Existe a famosa discussão entre Shamai e Hillel sobre a forma correta de se acender as velas. Enquanto Shamai queria que diminuíssemos as chamas a cada dia, Hillel sustentava que deveríamos sempre acrescentar uma chama. Isso porque em termos de santidade, devemos sempre incrementar e nunca diminuir. Sabemos que não é possível. Sabemos que nossa observância religiosa cresce e diminui ao longo de nossa vida. Nossa cashrut não é sempre a mesma, rezamos mais, ou menos, em períodos diferentes; conseguimos ser mais ou menos altruístas em fases distintas da nossa vida.
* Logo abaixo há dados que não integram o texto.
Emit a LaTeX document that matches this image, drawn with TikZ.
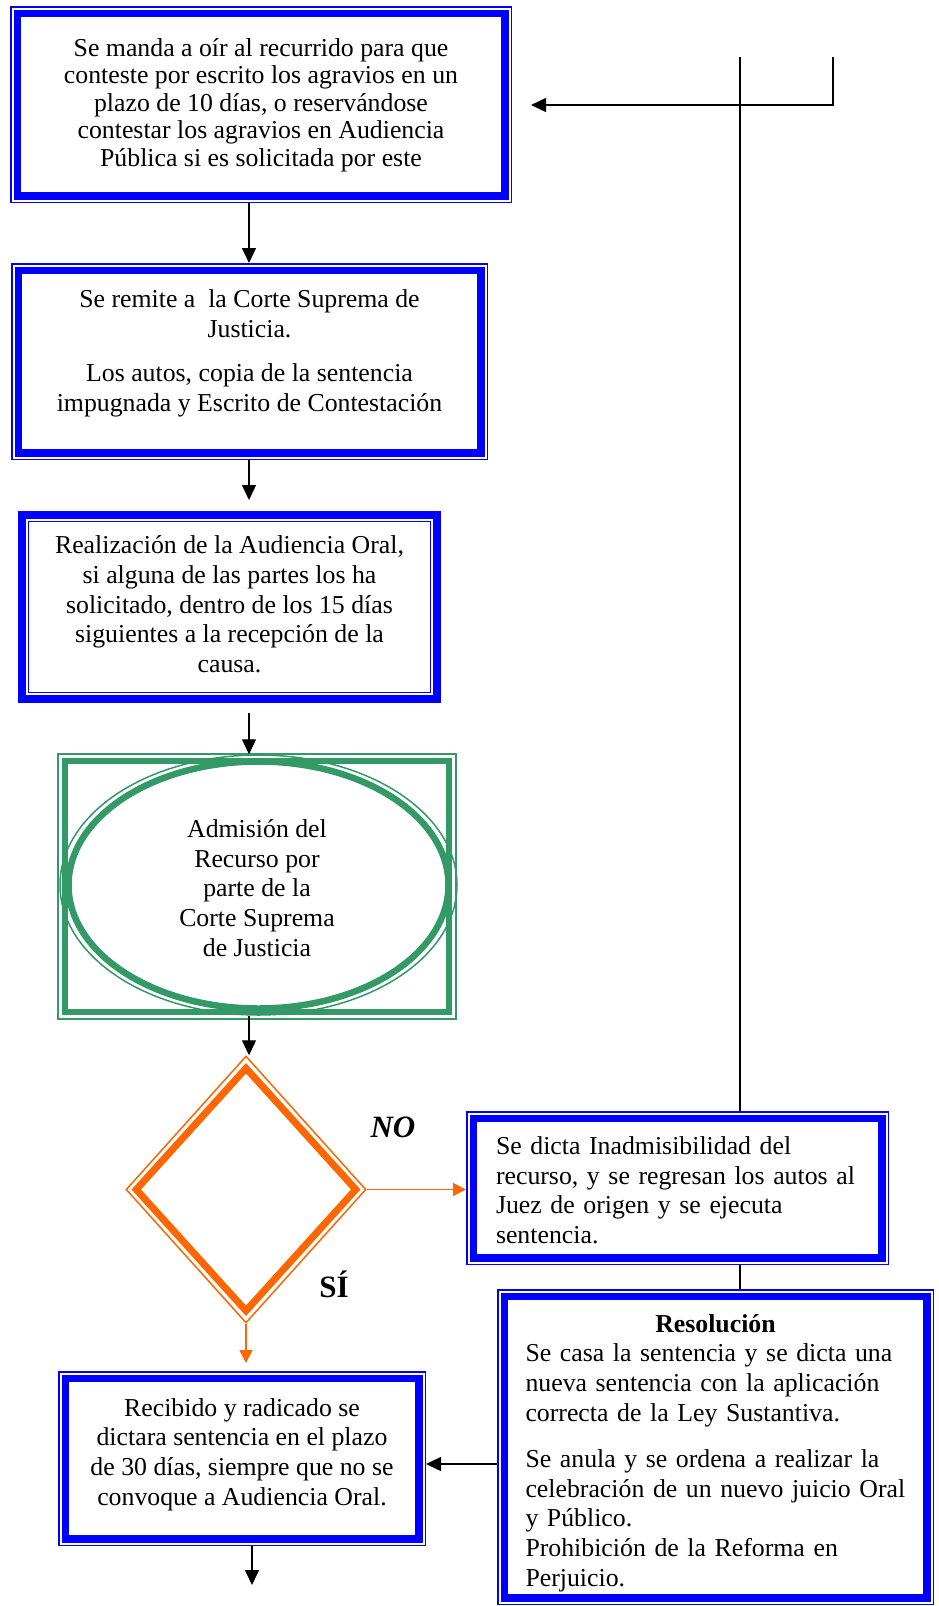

Às vezes, agregamos luzes e outras tantas acendemos velas a menos. Eu tive um professor em Jerusalém, Shlomo Fucs, que acendia duas chanuquiót todos os dias da festa. Em uma ele acrescentava velas e na outra diminuía.

O óleo é um dos símbolos dessa festa. Por esse motivo comemos alimentos fritos, como os sonhos e os latkes. Nós sabemos que, ao colocarmos azeite em um copo com água, eles não se misturam. Apenas uma fina camada do azeite entra em contato com a água. Assim é o desafio da sobrevivência judaica. Se nos misturamos totalmente, perdemos nossa identidade própria. As mesmo tempo, se ignoramos o mundo que nos cerca, perdemos a oportunidade de nos enriquecer com aquilo que é estranho e deixamos de cumprir nossa missão de tornar o mundo mais humano. É justamente por meio de um instrumento supostamente grego —  o pião, ou sevivón —  que celebramos a sobrevivência judaica.

O principal desafio de Chanucá, acredito, é buscar equilíbrio em um mundo complexo. Conciliar passado e presente, individualismo e universalismo, escuridão e luz em excesso, identidade e isolamento. Baiamim hahem bazeman hazé, naqueles dias e também neste momento.